In the month or two before opening, the hard work and planning done during the earlier stages start to come to fruition. Readily available commonplace laboratory items such as glassware, consumables, balance supplies and chemicals are ordered during this time, but there may be some last-minute items, which may be important but not necessarily critical, that will come to light. These will often be items that one takes for granted and may have been missed off initial budgets, such as lab stools or printers, or specialty chemicals or other materials.
This is why it is important to have a contingency fund so such omissions can be remedied without exceeding the budget. However carefully everything is planned, something is always missed. But the greater the detail and thought involved in that planning, the less impact on the budget this is likely to have.
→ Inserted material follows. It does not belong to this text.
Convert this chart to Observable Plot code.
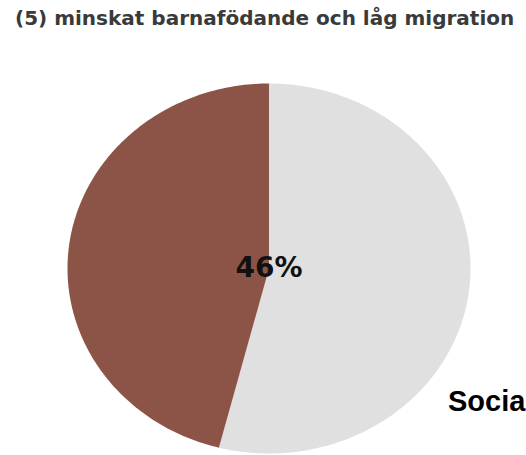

At this stage, the preplanned co-ordination of relocating people should be under way. When will they start in the new lab and what capabilities need to be in place to provide them with a viable work environment as quickly as possible? How can work output be maintained during the move? And if this is an additional laboratory, rather than a replacement, how will staff in the two locations communicate with each other, particularly if they are some distance apart?
At this stage, all of the major equipment and instruments should have been installed and qualified for GMP use, complete with fully approved SOPs. The laboratory spaces will be appropriately stocked to allow for proper workflow, with staff in place doing analytical tests.
However, this is not the end of the process. Once the lab is occupied and in operation, it is important to take stock of what happened to inform future planning processes.
The different stages of the project should be revisited to determine whether any improvements in planning might have made a difference to the time or cost of the project. That way, the next time a similar project is undertaken, it should be easier, quicker and more cost-efficient, with fewer items required for a fully functional laboratory being missed. Detailed planning and careful execution of those plans are key to a smooth operation.